» Exercise
Without including any pictures, copy each entry below exactly.

» Records for this exercise
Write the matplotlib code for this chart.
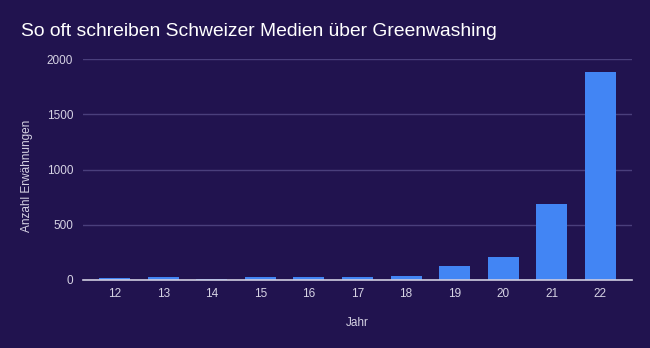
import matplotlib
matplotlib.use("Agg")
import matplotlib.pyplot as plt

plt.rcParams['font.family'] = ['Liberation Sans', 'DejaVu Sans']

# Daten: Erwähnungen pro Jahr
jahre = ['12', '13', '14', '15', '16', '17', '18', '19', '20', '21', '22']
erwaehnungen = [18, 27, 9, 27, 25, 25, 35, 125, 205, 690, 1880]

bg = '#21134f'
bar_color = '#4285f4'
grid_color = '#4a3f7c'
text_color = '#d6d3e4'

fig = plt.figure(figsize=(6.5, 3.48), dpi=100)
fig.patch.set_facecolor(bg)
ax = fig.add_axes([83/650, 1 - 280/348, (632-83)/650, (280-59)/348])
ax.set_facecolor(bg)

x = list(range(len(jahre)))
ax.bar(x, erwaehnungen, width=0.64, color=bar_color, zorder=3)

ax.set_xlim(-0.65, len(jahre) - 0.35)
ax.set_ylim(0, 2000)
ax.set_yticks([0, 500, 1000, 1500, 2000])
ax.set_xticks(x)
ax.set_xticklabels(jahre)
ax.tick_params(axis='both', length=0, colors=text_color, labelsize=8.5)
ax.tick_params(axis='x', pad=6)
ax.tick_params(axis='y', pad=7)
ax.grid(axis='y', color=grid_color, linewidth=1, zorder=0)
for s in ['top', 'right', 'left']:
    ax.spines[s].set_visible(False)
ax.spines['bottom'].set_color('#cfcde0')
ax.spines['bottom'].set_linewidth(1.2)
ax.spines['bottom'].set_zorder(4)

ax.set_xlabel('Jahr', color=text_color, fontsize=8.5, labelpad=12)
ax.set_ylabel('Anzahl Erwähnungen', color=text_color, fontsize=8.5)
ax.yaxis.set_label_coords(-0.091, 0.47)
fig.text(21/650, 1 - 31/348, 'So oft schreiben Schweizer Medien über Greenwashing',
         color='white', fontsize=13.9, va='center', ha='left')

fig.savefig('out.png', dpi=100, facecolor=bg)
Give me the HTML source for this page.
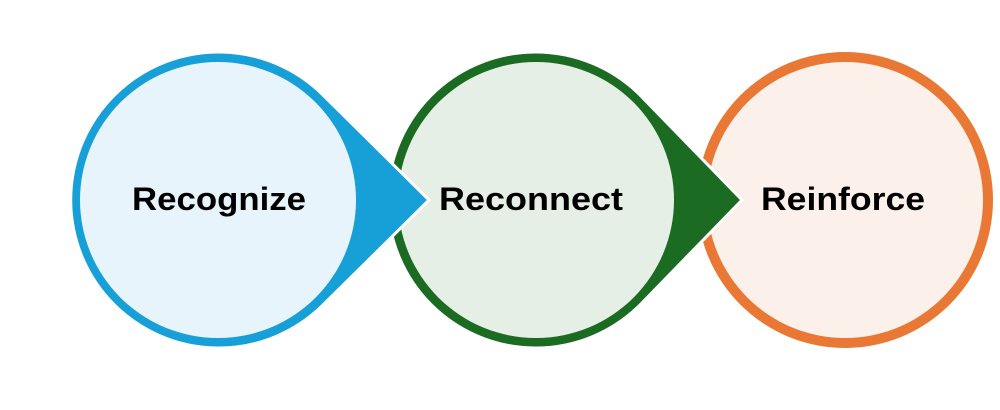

» Answer to the task
Write the matplotlib code for this chart.
import matplotlib
matplotlib.use("Agg")
import matplotlib.pyplot as plt

plt.rcParams['font.family'] = ['Liberation Sans', 'DejaVu Sans']

# Daten: Erwähnungen pro Jahr
jahre = ['12', '13', '14', '15', '16', '17', '18', '19', '20', '21', '22']
erwaehnungen = [18, 27, 9, 27, 25, 25, 35, 125, 205, 690, 1880]

bg = '#21134f'
bar_color = '#4285f4'
grid_color = '#4a3f7c'
text_color = '#d6d3e4'

fig = plt.figure(figsize=(6.5, 3.48), dpi=100)
fig.patch.set_facecolor(bg)
ax = fig.add_axes([83/650, 1 - 280/348, (632-83)/650, (280-59)/348])
ax.set_facecolor(bg)

x = list(range(len(jahre)))
ax.bar(x, erwaehnungen, width=0.64, color=bar_color, zorder=3)

ax.set_xlim(-0.65, len(jahre) - 0.35)
ax.set_ylim(0, 2000)
ax.set_yticks([0, 500, 1000, 1500, 2000])
ax.set_xticks(x)
ax.set_xticklabels(jahre)
ax.tick_params(axis='both', length=0, colors=text_color, labelsize=8.5)
ax.tick_params(axis='x', pad=6)
ax.tick_params(axis='y', pad=7)
ax.grid(axis='y', color=grid_color, linewidth=1, zorder=0)
for s in ['top', 'right', 'left']:
    ax.spines[s].set_visible(False)
ax.spines['bottom'].set_color('#cfcde0')
ax.spines['bottom'].set_linewidth(1.2)
ax.spines['bottom'].set_zorder(4)

ax.set_xlabel('Jahr', color=text_color, fontsize=8.5, labelpad=12)
ax.set_ylabel('Anzahl Erwähnungen', color=text_color, fontsize=8.5)
ax.yaxis.set_label_coords(-0.091, 0.47)
fig.text(21/650, 1 - 31/348, 'So oft schreiben Schweizer Medien über Greenwashing',
         color='white', fontsize=13.9, va='center', ha='left')

fig.savefig('out.png', dpi=100, facecolor=bg)
Give me the HTML source for this page.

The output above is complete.